France allegedly negotiated with Israeli-owned NSO group to buy its Pegasus spying software, according to the MIT Technology Review. Talks reportedly broke down after revelations in July identified Emmanuel Macron as one of the software’s many targets. Contacted by EURACTIV France, the Elysée denied this information. Mathieu Pollet reports from Paris.
Gathered in a consortium called “Project Pegasus
”, Forbidden Stories and Amnesty International, in partnership with 17 media outlets, revealed last July that the Israeli firm NSO
Group made highly sophisticated hacking software available to a dozen governments and within a somewhat dubious legal framework.
At the same time, according to the MIT Technology Review, the French government was finalising negotiations with the company to get its hands on the software.

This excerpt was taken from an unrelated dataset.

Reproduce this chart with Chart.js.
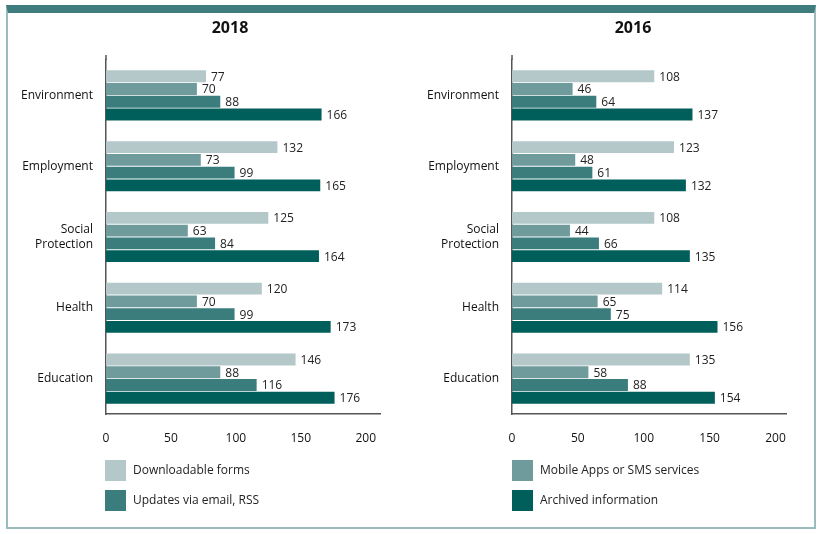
<!DOCTYPE html>
<html>
<head>
<meta charset="utf-8">
<script src="https://cdn.jsdelivr.net/npm/chart.js@4.4.1/dist/chart.umd.min.js"></script>
<style>
  body { margin: 0; background: #fff; }
  #wrap { position: relative; width: 824px; height: 534px; overflow: hidden; }
  #frame { position: absolute; left: 6px; top: 5px; width: 810px; height: 524px;
           border: 2px solid #9bbcbc; border-top: 8px solid #3f7c7d; box-sizing: border-box; }
  canvas { position: absolute; top: 0; }
</style>
</head>
<body>
<div id="wrap">
  <div id="frame"></div>
  <canvas id="left" width="412" height="534" style="left:0"></canvas>
  <canvas id="right" width="412" height="534" style="left:412px"></canvas>
</div>
<script>
const categories = ['Environment', 'Employment', ['Social', 'Protection'], 'Health', 'Education'];
const seriesNames = ['Downloadable forms', 'Mobile Apps or SMS services', 'Updates via email, RSS', 'Archived information'];
const seriesColors = ['#b4c8c9', '#6f9b9d', '#3b7d7d', '#005f5b'];

const forms2018 = [77, 132, 125, 120, 146];
const mobile2018 = [70, 73, 63, 70, 88];
const updates2018 = [88, 99, 84, 99, 116];
const archived2018 = [166, 165, 164, 173, 176];

const forms2016 = [108, 123, 108, 114, 135];
const mobile2016 = [46, 48, 44, 65, 58];
const updates2016 = [64, 61, 66, 75, 88];
const archived2016 = [137, 132, 135, 156, 154];

const xTicks = [0, 50, 100, 150, 200];

const FONT = '"Open Sans", sans-serif';

// value labels, panel title and the half-legend of each panel
const extras = {
    id: 'extras',
    afterDatasetsDraw(chart, args, opts) {
        const ctx = chart.ctx;
        const area = chart.chartArea;
        ctx.save();
        // y axis line runs a bit above the plot
        ctx.strokeStyle = '#555';
        ctx.lineWidth = 1.5;
        ctx.beginPath();
        ctx.moveTo(area.left, area.top);
        ctx.lineTo(area.left, area.top - 5);
        ctx.stroke();

        ctx.font = '12px ' + FONT;
        ctx.fillStyle = '#222';
        ctx.textAlign = 'left';
        ctx.textBaseline = 'middle';
        chart.data.datasets.forEach((ds, i) => {
            chart.getDatasetMeta(i).data.forEach((bar, j) => {
                ctx.fillText(ds.data[j], bar.x + 5, bar.y + 1);
            });
        });

        ctx.font = 'bold 16px ' + FONT;
        ctx.fillStyle = '#111';
        ctx.textAlign = 'center';
        ctx.fillText(opts.title, opts.titleX, 28);

        ctx.font = '12px ' + FONT;
        ctx.textAlign = 'left';
        opts.legend.forEach((idx, k) => {
            const y = 460 + k * 30;
            ctx.fillStyle = seriesColors[idx];
            ctx.fillRect(opts.legendX, y, 21, 21);
            ctx.fillStyle = '#222';
            ctx.fillText(seriesNames[idx], opts.legendX + 28, y + 11);
        });
        ctx.restore();
    }
};

function makeChart(id, title, values, axisMax, yWidth, padRight, titleX, legendX, legend) {
    const ctx = document.getElementById(id).getContext('2d');
    return new Chart(ctx, {
        type: 'bar',
        data: {
            labels: categories,
            datasets: values.map((v, i) => ({
                label: seriesNames[i],
                data: v,
                backgroundColor: seriesColors[i],
                barPercentage: 0.93,
                categoryPercentage: 0.72
            }))
        },
        options: {
            indexAxis: 'y',
            responsive: false,
            animation: false,
            layout: { padding: { top: 60, bottom: 90, left: 0, right: padRight } },
            plugins: {
                legend: { display: false },
                tooltip: { enabled: false },
                extras: { title: title, titleX: titleX, legendX: legendX, legend: legend }
            },
            scales: {
                x: {
                    min: 0,
                    max: axisMax,
                    afterBuildTicks: s => { s.ticks = xTicks.map(v => ({ value: v })); },
                    afterFit: s => { s.height = 30; },
                    grid: { display: false },
                    border: { display: true, color: '#555', width: 1.5 },
                    ticks: { color: '#111', padding: 9, font: { size: 12, family: FONT } }
                },
                y: {
                    afterFit: s => { s.width = yWidth; },
                    grid: { display: false },
                    border: { display: true, color: '#555', width: 1.5 },
                    ticks: { color: '#111', padding: 5, font: { size: 12, family: FONT } }
                }
            }
        },
        plugins: [extras]
    });
}

makeChart('left', '2018', [forms2018, mobile2018, updates2018, archived2018],
    211, 106, 32, 230, 105, [0, 2]);
makeChart('right', '2016', [forms2016, mobile2016, updates2016, archived2016],
    208, 100, 38, 221, 100, [1, 3]);
</script>
</body>
</html>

After learning that Emmanuel Macron and many members of his government in 2019 were on the list of 50,000 telephone numbers that NSO
would offer to its customers, Paris reportedly put an end to the discussions and abandoned the acquisition, “just a few days before the sale was set to take place”, the American magazine reported.
Contacted by EURACTIV France, the Elysée denied this information.
In early November, Fidesz MP Lajos Kósa, the Hungarian parliament’s defence and law enforcement committee chairman, admitted that Budapest was one of the Israeli firm’s clients. According to national media, Hungary is not the only European country to have purchased the software, as Germany and Spain have also done so.
The pressure on NSO
Group has never really faded away. The company was added on 3 November to the US Department of Commerce’s blacklist for “engaging in activities that are contrary to the national security or foreign policy interests of the United States”.
“We look forward to presenting the full information regarding how we have the world’s most rigorous compliance and human rights programs that are based the American values we deeply share, which already resulted in multiple terminations of contacts with government agencies that misused our products”, stated the company after Washington’s decision.
The company also had to revise its IPO plans and its newly appointed boss in early November. In an attempt to improve the company’s image, he left a dozen days after taking office, following the American decision.
On Tuesday (23 November), Apple struck the latest blow with a lawsuit against NSO
Group in order “to hold it accountable for the surveillance and targeting of Apple users”, and in the hope of getting “a permanent injunction to ban NSO
Group from using any Apple software, services, or devices.”